DATASET EXCERPT:

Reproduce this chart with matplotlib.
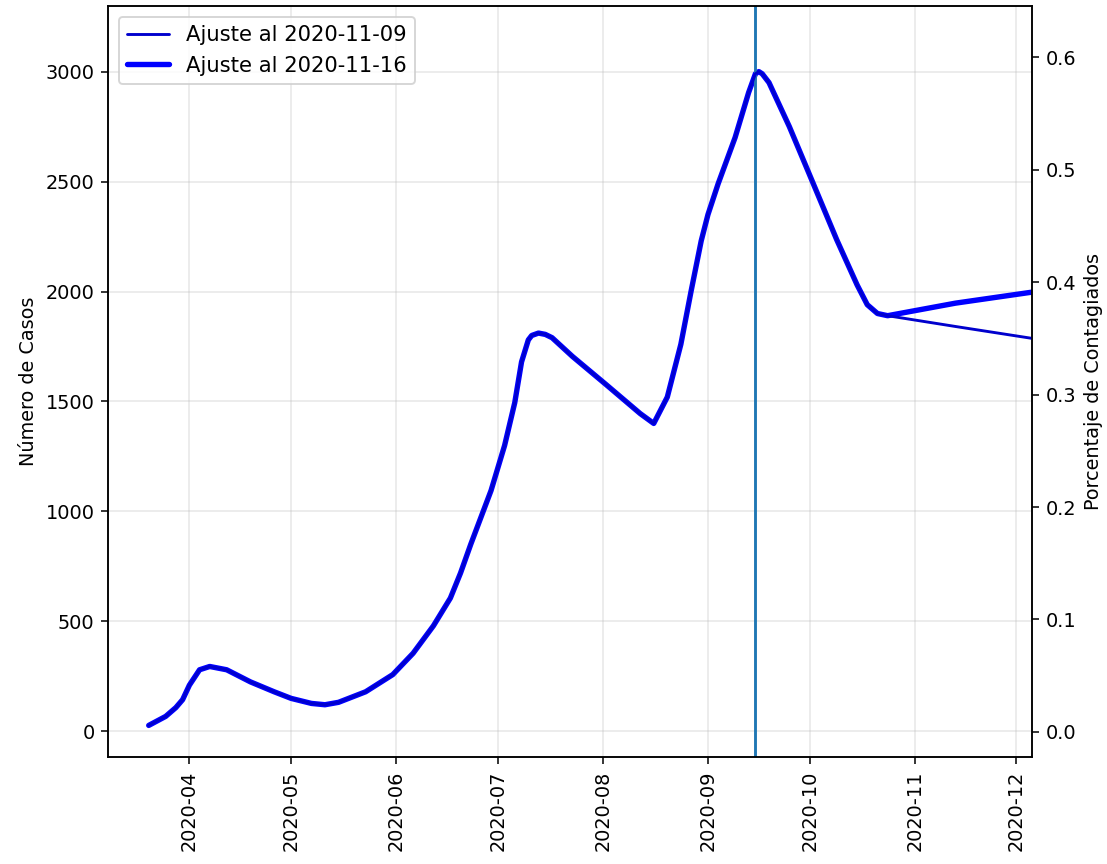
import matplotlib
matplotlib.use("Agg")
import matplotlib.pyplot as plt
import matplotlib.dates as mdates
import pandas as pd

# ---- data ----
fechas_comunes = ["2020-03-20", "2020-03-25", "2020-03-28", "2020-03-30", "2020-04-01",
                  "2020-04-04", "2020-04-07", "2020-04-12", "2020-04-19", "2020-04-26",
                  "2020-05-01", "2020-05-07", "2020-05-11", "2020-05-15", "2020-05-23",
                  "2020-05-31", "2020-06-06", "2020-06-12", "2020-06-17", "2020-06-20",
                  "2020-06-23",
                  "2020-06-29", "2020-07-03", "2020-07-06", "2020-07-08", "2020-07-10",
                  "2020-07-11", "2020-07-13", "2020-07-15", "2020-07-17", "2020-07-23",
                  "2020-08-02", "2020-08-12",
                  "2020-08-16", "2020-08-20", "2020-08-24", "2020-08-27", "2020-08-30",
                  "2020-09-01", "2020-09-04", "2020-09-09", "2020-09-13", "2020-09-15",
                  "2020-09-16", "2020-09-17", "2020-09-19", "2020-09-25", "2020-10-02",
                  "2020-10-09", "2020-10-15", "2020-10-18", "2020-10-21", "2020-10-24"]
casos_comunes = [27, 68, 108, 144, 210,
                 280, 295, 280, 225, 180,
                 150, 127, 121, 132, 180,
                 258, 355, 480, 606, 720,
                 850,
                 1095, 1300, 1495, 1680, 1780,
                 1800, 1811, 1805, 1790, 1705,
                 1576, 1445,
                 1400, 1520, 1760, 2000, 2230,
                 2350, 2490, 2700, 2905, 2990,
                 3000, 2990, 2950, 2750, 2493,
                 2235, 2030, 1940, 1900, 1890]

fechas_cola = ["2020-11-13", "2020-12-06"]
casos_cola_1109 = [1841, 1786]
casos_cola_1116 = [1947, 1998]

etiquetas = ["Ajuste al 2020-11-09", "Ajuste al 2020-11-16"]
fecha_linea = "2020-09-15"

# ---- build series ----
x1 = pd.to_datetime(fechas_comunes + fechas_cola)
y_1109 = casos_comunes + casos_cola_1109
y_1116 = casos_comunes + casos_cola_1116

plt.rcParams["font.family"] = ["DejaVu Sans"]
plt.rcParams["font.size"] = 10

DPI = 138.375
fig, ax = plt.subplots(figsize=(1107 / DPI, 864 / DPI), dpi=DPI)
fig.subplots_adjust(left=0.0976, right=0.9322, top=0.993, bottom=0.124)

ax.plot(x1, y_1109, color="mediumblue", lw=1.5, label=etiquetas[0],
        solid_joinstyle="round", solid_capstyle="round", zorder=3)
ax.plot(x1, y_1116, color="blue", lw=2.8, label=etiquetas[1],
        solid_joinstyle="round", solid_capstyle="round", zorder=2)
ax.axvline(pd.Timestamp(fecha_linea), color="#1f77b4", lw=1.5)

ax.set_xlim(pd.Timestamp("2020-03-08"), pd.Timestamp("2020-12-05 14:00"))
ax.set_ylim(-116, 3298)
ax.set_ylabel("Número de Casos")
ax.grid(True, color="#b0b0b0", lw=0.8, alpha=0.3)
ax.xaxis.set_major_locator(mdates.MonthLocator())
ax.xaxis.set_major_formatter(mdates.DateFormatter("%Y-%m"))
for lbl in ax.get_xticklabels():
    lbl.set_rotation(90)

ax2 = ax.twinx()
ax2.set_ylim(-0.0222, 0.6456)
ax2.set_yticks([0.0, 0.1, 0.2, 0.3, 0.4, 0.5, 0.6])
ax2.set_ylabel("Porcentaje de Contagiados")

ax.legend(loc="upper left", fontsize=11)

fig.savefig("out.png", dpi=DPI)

WHAT THIS TASK INVOLVES: Go from the first line of the data above to the line containing "import pandas as pd" and retype exactly those lines, both included, but none of the pictures.

WRITTEN SOLUTION:
Reproduce this chart with matplotlib.
import matplotlib
matplotlib.use("Agg")
import matplotlib.pyplot as plt
import matplotlib.dates as mdates
import pandas as pd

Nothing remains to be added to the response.